La sociedad de hogaño ha generado unas creencias que han favorecido la génesis de una religión cada vez más extendida y ya impuesta en el Estado. En efecto, el culto a lo políticamente correcto es fomentado por las diversas instituciones públicas, y la manifestación de sus dogmas es subvencionada por los organismos oficiales.
Esta confesión conquista paulatinamente todas las parcelas de la vida e inunda, desde el más ínfimo de los gestos, las decisiones que se toman en lo particular y en lo nacional.
Una serie de líneas infranqueables marcan los asuntos que son indiscutibles en un país que, paradójicamente, se ufana de plural y tolerante.
Pero, guste o no, en esto consiste en esencia la democracia liberal. Sobre las opiniones más extendidas y los gustos mayoritarios se erigen los mal llamados intereses generales de la ciudadanía, que suelen también coincidir con su “voluntad”. Pero esta voluntad, estos intereses y, en definitiva, estos principios intocables no surgen en el hombre de forma natural y espontánea. Son el resultado de un largo proceso: las campañas de concienciación planeadas por el gobierno central, autonómico y municipal, acompasadas por el apoyo incondicional de los medios de comunicación, vertebran uno de los ejes centrales de un meticuloso adoctrinamiento.
Pero lo más preocupante es que el sistema educativo sustente este proyecto verdaderamente totalitario: niños y jóvenes son víctimas de un excluyente pensamiento único. Víctimas del rencor y del odio, los estudiantes se han convertido y se convierten en aprendices de un relativismo sin tapujos, frío y despiadado, que borra cualquier norma universal y, por ende, cualquier norma católica que aclare nuestras almas y ampare nuestra existencia bajo la luz eterna de su imperio.
Asignaturas como “educación para la ciudadanía”, ética, filosofía e incluso (y especialmente) Historia son, en no pocos casos, poderosos instrumentos mediante los que transmitir el materialismo, el hedonismo, el ateísmo y el escepticismo como pilares de todo pensamiento que se pretenda legítimo.
Carente de valores y de personalidad, la juventud atraviesa ─con exiguo espíritu crítico─ una gran crisis moral generalizada de dimensión ecuménica.
Y todo lo que se oponga a lo establecido es rápidamente etiquetado con adjetivos de connotación peyorativa que facilitan su eliminación.
Afortunadamente, esta religión de lo políticamente correcto que confía en divinidades terrenas se puede derribar. Su fe se asienta sobre verdades en las que no cree. Su fe es la no creencia en nada. Así de contradictoria es la modernidad. Y, aprovechando su mutabilidad en razón a los vaivenes de la opinión, conviene principiar una batalla contra estas imposiciones.

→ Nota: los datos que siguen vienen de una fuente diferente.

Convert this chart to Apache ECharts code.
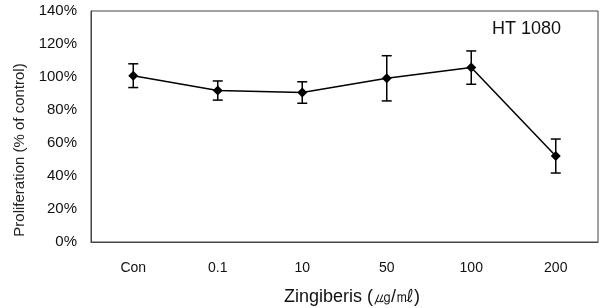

Y es en esta titánica lucha en la que juega un papel de primer orden la Familia que, como afirmase Chesterton, no es tan solo una célula de la sociedad en el sentido biológico; también lo es en el aspecto social, político, cultural y moral.
La Familia, la verdadera y tradicional, es el último bastión desde el que defensar la Vida y la Libertad, en mayúsculas y sin apellidos. Quizás es por ello que el sistema se afana en derribarla a toda costa.
Si esta icástica institución (la primera en que se incorpora el individuo) recuperase la capacidad de formar en valores espirituales a sus miembros, cesaría en buena parte la tiránica manipulación a la que asiste impasible.
Esta función, de raíces hondamente cristianas y españolas, no se basaría tanto en la generación de nuevas fuerzas morales al estilo puramente nietzscheano sino en la regeneración de las antiguas.
De aquellas que, por moda o conveniencia, han sido llevadas a sus últimos estertores y, si no se rescatan, desaparecerán junto con la propia existencia de España como Nación y como cultura.